The overall CPI climbed 1.4% year-on-year. The Tokyo CPI is often viewed as a leading indicator for national price trends. A slowdown in the increase of processed food prices compared to last year, coupled with a significant decline in water service charges, contributed to suppressing the CPI reading. Energy prices continued to fall, benefiting from gasoline subsidies implemented under Prime Minister Sanae Takaichi. Takaichi plans to submit a supplementary budget to the Diet in the near term to sustain these subsidy measures.

The report indicates that while the government's plans have successfully alleviated living costs, they have also obscured underlying inflation trends. In addition to water charges, the Tokyo Metropolitan Government has implemented measures to reduce early childcare costs—including nursery fees, which saw a substantial drop. Some of these items have also distorted the national CPI, contributing to Japan's nationwide CPI growth in April slowing to its weakest pace in four years.

Bank of Japan policymakers remain vigilant about a potential price resurgence stemming from the conflict in the Middle East. This should afford them room to proceed with a rate hike at their next monetary policy meeting on June 15-16. According to Overnight Index Swap (OIS) data, traders as of Friday morning priced in approximately a 77% probability of a rate hike at that meeting.

Economist Taro Kimura stated, "We believe the Bank of Japan will look through the weakness in the headline data and remain alert to upside inflation risks from rising oil prices. We continue to expect the BOJ to raise rates by 25 basis points to 1% in June."

Service prices, a key indicator of demand-driven inflation, rose 1.1% year-on-year. Food prices excluding fresh food increased by 4.1%, though the pace of increase slowed from the previous month. Rice prices fell 1%, marking the first decline since August 2022 and a stark contrast to the nearly 94% surge witnessed last year.
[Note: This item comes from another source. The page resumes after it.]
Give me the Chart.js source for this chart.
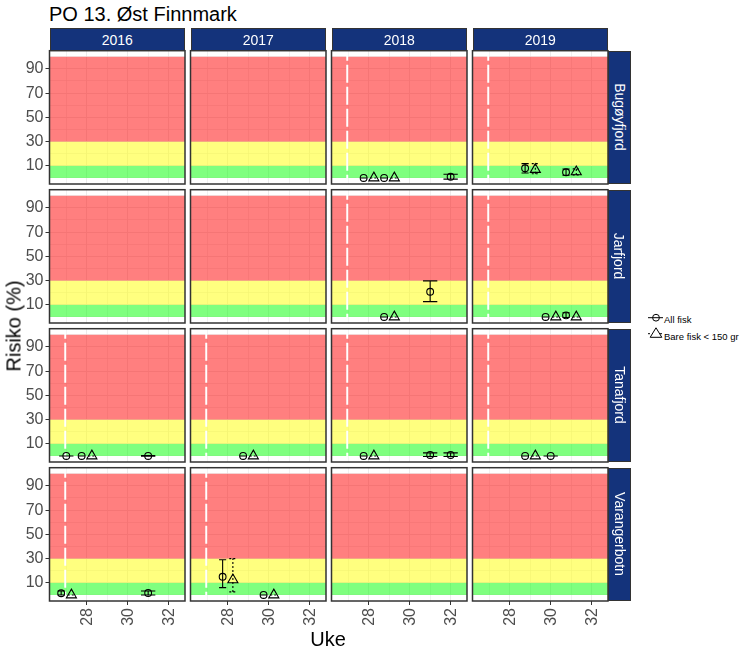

Prime Minister Takaichi recently called for a supplementary budget to fund utility subsidies this summer and stated earlier this week that the funds would be raised without increasing regular government bond issuance. Nonetheless, concerns persist in the market about expanding fiscal spending. This, combined with a global rise in yields driven by war-induced inflation fears, has triggered a sell-off in Japanese government bonds.

The Prime Minister has also been open about her preference for accommodative policy. Last week, Takaichi told Governor Kazuo Ueda that she hopes the Bank of Japan will consider the government's price relief measures and other economic policies when formulating appropriate monetary policy. This could pose challenges as inflation risks beyond the conflict increase.

Major Japanese food manufacturers Nisshin Seifun Group and Showa Sangyo both announced on Thursday that they will raise prices on some products starting in August. These moves indicate that companies are becoming more willing to pass on higher costs to consumers, a trend that Governor Ueda has also noted.

The yen is another factor contributing to persistent price pressures by raising the cost of imported goods. As of 9:36 a.m. on Friday, the yen was trading around 159.30 per US dollar, remaining near its lowest level since Japan's Ministry of Finance intervened in the currency market on April 30. The latest intervention figures are scheduled for release later on Friday.

Two other data points released on Friday showed that industrial production in April posted its first unexpected increase since the beginning of the year, and retail sales also recovered compared to the previous month. Japan's unemployment rate fell to 2.5% last month, its lowest level since July of last year.